Objective: The lines from the top of the material through the line with "import * as echarts from 'echarts';" are to be set down exactly. Leave the pictures out.
┌─ Data shown
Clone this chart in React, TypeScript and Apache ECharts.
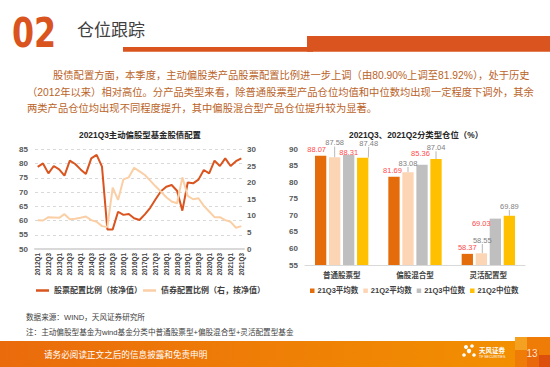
import React, { useEffect, useRef } from 'react';
import * as echarts from 'echarts';

// ---------- data ----------
const quarters = [
  '2012Q1', '2012Q2', '2012Q3', '2012Q4',
  '2013Q1', '2013Q2', '2013Q3', '2013Q4',
  '2014Q1', '2014Q2', '2014Q3', '2014Q4',
  '2015Q1', '2015Q2', '2015Q3', '2015Q4',
  '2016Q1', '2016Q2', '2016Q3', '2016Q4',
  '2017Q1', '2017Q2', '2017Q3', '2017Q4',
  '2018Q1', '2018Q2', '2018Q3', '2018Q4',
  '2019Q1', '2019Q2', '2019Q3', '2019Q4',
  '2020Q1', '2020Q2', '2020Q3', '2020Q4',
  '2021Q1', '2021Q2', '2021Q3',
];
const stockRatio = [
  78.9, 80.1, 76.6, 79.2, 78.0, 75.8, 81.1, 79.9, 78.0, 76.4,
  81.9, 83.1, 79.0, 56.9, 56.9, 63.1, 62.0, 62.3, 60.8, 60.2,
  62.2, 64.5, 67.5, 70.3, 71.9, 72.5, 70.5, 63.5, 73.4, 73.1,
  74.4, 77.8, 76.6, 81.1, 79.2, 81.9, 79.2, 80.9, 81.92,
];
const bondRatio = [
  8.7, 8.6, 9.6, 9.5, 9.4, 10.5, 9.0, 9.1, 9.4, 9.8,
  8.7, 8.2, 6.9, 6.6, 18.5, 14.8, 21.0, 21.6, 24.5, 23.4,
  22.3, 20.6, 18.9, 17.3, 15.6, 14.3, 13.8, 21.6, 16.0, 15.0,
  15.3, 13.0, 11.3, 9.6, 9.6, 8.7, 8.2, 6.4, 6.9,
];
const leftTicks = { min: 50, max: 85, step: 5 };
const rightTicks = { min: 0, max: 30, step: 5 };

const fundTypes = ['普通股票型', '偏股混合型', '灵活配置型'];
const q3Mean = [88.07, 81.69, 58.37];
const q2Mean = [87.58, 83.08, 58.55];
const q3Median = [88.31, 85.36, 69.03];
const q2Median = [87.48, 87.04, 69.89];
const barTicks = { min: 55, max: 90, step: 5 };

// ---------- layout / style ----------
const FONT = '"Liberation Sans", "Noto Sans CJK SC", sans-serif';
const CJK = '"Noto Sans CJK SC", "Liberation Sans", sans-serif';
const ORANGE = '#D9541E';
const LIGHT = '#FBCFA6';
const barColors = ['#E46C0A', '#FCD5B5', '#BFBFBF', '#FFC000'];
// label placement per bar series / category: [dx, centre offset from bar top]
const labelNudge = [
  [[-4, -6], [-1.5, -6], [0, -6.5]],
  [[0, -14.5], [0, -9], [1, -13]],
  [[0, -2.5], [-1.5, -11.5], [-14, 4.5]],
  [[6, -14.5], [0, -11.5], [0, -9.5]],
];

const paragraph = [
  { x: 53, y: 75, t: '股债配置方面，本季度，主动偏股类产品股票配置比例进一步上调（由80.90%上调至81.92%），处于历史' },
  { x: 27, y: 92, t: '（2012年以来）相对高位。分产品类型来看，除普通股票型产品仓位均值和中位数均出现一定程度下调外，其余' },
  { x: 27, y: 108.5, t: '两类产品仓位均出现不同程度提升，其中偏股混合型产品仓位提升较为显著。' },
];

export default function App() {
  const ref = useRef<HTMLDivElement>(null);
  useEffect(() => {
    if (!ref.current) return;
    const chart = echarts.init(ref.current, undefined, { renderer: 'svg' });
    const barNames = ['21Q3平均数', '21Q2平均数', '21Q3中位数', '21Q2中位数'];
    const barData = [q3Mean, q2Mean, q3Median, q2Median];

    const barSeries = barData.map((d, k) => ({
      name: barNames[k],
      type: 'bar',
      xAxisIndex: 1,
      yAxisIndex: 2,
      data: d,
      barWidth: 11.3,
      barGap: '24%',
      itemStyle: { color: barColors[k] },
      label: {
        show: true,
        position: 'top',
        fontSize: 7.5,
        fontFamily: FONT,
        color: k % 2 === 0 ? '#FF4B4B' : '#7F7F7F',
      },
      labelLine: k % 2 === 1
        ? { show: true, lineStyle: { color: '#A6A6A6', width: 0.8 } }
        : { show: false },
      labelLayout: (p: any) => {
        const r = p.rect;
        const top = Math.min(r.y, r.y + r.height);
        const cx = Math.min(r.x, r.x + r.width) + Math.abs(r.width) / 2;
        const [dx, dy] = labelNudge[k][p.dataIndex];
        return { x: cx + dx, y: top + dy, align: 'center', verticalAlign: 'middle' };
      },
    }));

    const txt = (x: number, y: number, text: string, font: string, fill: string, align = 'left') => ({
      type: 'text',
      style: { x, y, text, font, fill, textAlign: align, textVerticalAlign: 'middle' },
    });

    const graphics: any[] = [
      // header
      {
        type: 'text', x: 12, y: 33, scaleX: 0.86,
        style: {
          x: 0, y: 0, text: '02', fill: ORANGE, textAlign: 'left', textVerticalAlign: 'middle',
          font: `bold 41px "DejaVu Sans Condensed", "DejaVu Sans", sans-serif`,
        },
      },
      txt(77, 28, '仓位跟踪', `17px ${CJK}`, '#404040'),
      { type: 'rect', shape: { x: 123, y: 47, width: 190, height: 4.7 }, style: { fill: ORANGE } },
      { type: 'rect', shape: { x: 307, y: 36, width: 243, height: 15.7 }, style: { fill: ORANGE } },
      ...paragraph.map((p) => txt(p.x, p.y, p.t, `10.3px ${FONT}`, '#BA6328')),
      // chart titles
      txt(140, 135, '2021Q3主动偏股型基金股债配置', `bold 8.4px ${FONT}`, '#262626', 'center'),
      txt(416, 135, '2021Q3、2021Q2分类型仓位（%）', `bold 8.4px ${FONT}`, '#262626', 'center'),
      // sources
      txt(26, 317.5, '数据来源：WIND，天风证券研究所', `7.6px ${FONT}`, '#404040'),
      txt(26, 332.5, '注：主动偏股型基金为wind基金分类中普通股票型+偏股混合型+灵活配置型基金', `7.6px ${FONT}`, '#404040'),
      // footer
      {
        type: 'rect',
        shape: { x: 0, y: 341, width: 550, height: 26 },
        style: {
          fill: new echarts.graphic.LinearGradient(0, 0, 1, 0, [
            { offset: 0, color: '#EA6B0C' },
            { offset: 1, color: '#F39200' },
          ]),
        },
      },
      { type: 'rect', shape: { x: 515, y: 337, width: 35, height: 30 }, style: { fill: '#EE7C06' } },
      { type: 'rect', shape: { x: 515, y: 337, width: 12, height: 13 }, style: { fill: '#F4A020' } },
      { type: 'rect', shape: { x: 527, y: 350, width: 12, height: 17 }, style: { fill: '#E8680A' } },
      { type: 'rect', shape: { x: 539, y: 355, width: 11, height: 12 }, style: { fill: '#DD4F0C' } },
      txt(44, 353.5, '请务必阅读正文之后的信息披露和免责申明', `8.6px ${CJK}`, '#FFFFFF'),
      txt(532, 353.5, '13', `10px ${FONT}`, '#FDE3C6', 'center'),
      { type: 'circle', shape: { cx: 466, cy: 347, r: 2 }, style: { fill: '#FFFFFF' } },
      { type: 'circle', shape: { cx: 472, cy: 346, r: 1.8 }, style: { fill: '#FFFFFF' } },
      { type: 'circle', shape: { cx: 469, cy: 351, r: 2.2 }, style: { fill: '#FFFFFF' } },
      { type: 'circle', shape: { cx: 464, cy: 355, r: 1.8 }, style: { fill: '#FFFFFF' } },
      { type: 'circle', shape: { cx: 474, cy: 355, r: 1.8 }, style: { fill: '#FFFFFF' } },
      txt(479, 350, '天风证券', `bold 6.5px ${CJK}`, '#FFFFFF'),
      txt(479, 356.5, 'TF SECURITIES', `3.5px ${FONT}`, '#FFFFFF'),
    ];

    chart.setOption({
      animation: false,
      backgroundColor: '#FFFFFF',
      textStyle: { fontFamily: FONT },
      grid: [
        { left: 35, top: 149.5, width: 209, height: 99.5 },
        { left: 305, top: 149.3, width: 220, height: 115.7 },
      ],
      legend: [
        {
          data: ['股票配置比例（按净值）'],
          left: 31, top: 281.5, icon: 'rect', itemWidth: 13, itemHeight: 2.5,
          textStyle: { fontSize: 8, fontWeight: 'bold', color: '#404040', fontFamily: FONT },
        },
        {
          data: ['债券配置比例（右，按净值）'],
          left: 138, top: 281.5, icon: 'rect', itemWidth: 13, itemHeight: 2.5,
          textStyle: { fontSize: 8, fontWeight: 'bold', color: '#404040', fontFamily: FONT },
        },
        {
          data: barNames,
          left: 305, top: 282, icon: 'rect', itemWidth: 4.5, itemHeight: 4.5, itemGap: 5,
          textStyle: { fontSize: 7.5, fontWeight: 'bold', color: '#404040', fontFamily: FONT, padding: [0, 0, 0, -2] },
        },
      ],
      xAxis: [
        {
          type: 'category', gridIndex: 0, data: quarters, boundaryGap: true,
          axisLine: { lineStyle: { color: '#D9D9D9', width: 2 } },
          axisTick: { show: false },
          axisLabel: { interval: 1, rotate: 90, fontSize: 6.3, fontWeight: 'bold', color: '#404040', margin: 4 },
        },
        {
          type: 'category', gridIndex: 1, data: fundTypes,
          axisLine: { lineStyle: { color: '#D9D9D9', width: 1 } },
          axisTick: { show: false },
          axisLabel: { fontSize: 7.5, fontWeight: 'bold', color: '#404040', margin: 7 },
        },
      ],
      yAxis: [
        {
          type: 'value', gridIndex: 0, min: leftTicks.min, max: leftTicks.max, interval: leftTicks.step,
          axisLine: { show: false }, axisTick: { show: false },
          axisLabel: { fontSize: 8, fontWeight: 'bold', color: '#595959', margin: 7 },
          splitLine: { lineStyle: { color: '#D9D9D9', type: [3, 3], width: 1 } },
        },
        {
          type: 'value', gridIndex: 0, position: 'right', min: rightTicks.min, max: rightTicks.max, interval: rightTicks.step,
          axisLine: { show: false }, axisTick: { show: false },
          axisLabel: { fontSize: 8, fontWeight: 'bold', color: '#595959', margin: 3 },
          splitLine: { show: false },
        },
        {
          type: 'value', gridIndex: 1, min: barTicks.min, max: barTicks.max, interval: barTicks.step,
          axisLine: { show: false }, axisTick: { show: false },
          axisLabel: { fontSize: 8, fontWeight: 'bold', color: '#595959', margin: 7 },
          splitLine: { show: false },
        },
      ],
      series: [
        {
          name: '股票配置比例（按净值）', type: 'line', xAxisIndex: 0, yAxisIndex: 0,
          data: stockRatio, showSymbol: false, symbol: 'none',
          lineStyle: { color: ORANGE, width: 2 }, itemStyle: { color: ORANGE },
        },
        {
          name: '债券配置比例（右，按净值）', type: 'line', xAxisIndex: 0, yAxisIndex: 1,
          data: bondRatio, showSymbol: false, symbol: 'none',
          lineStyle: { color: LIGHT, width: 2 }, itemStyle: { color: LIGHT },
        },
        ...barSeries,
      ],
      graphic: graphics,
    } as any);
    return () => chart.dispose();
  }, []);
  return (
    <div
      ref={ref}
      style={{ position: 'absolute', left: 0, top: 0, width: 550, height: 367, background: '#fff' }}
    />
  );
}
└─
Exercise answer:
Clone this chart in React, TypeScript and Apache ECharts.
import React, { useEffect, useRef } from 'react';
import * as echarts from 'echarts';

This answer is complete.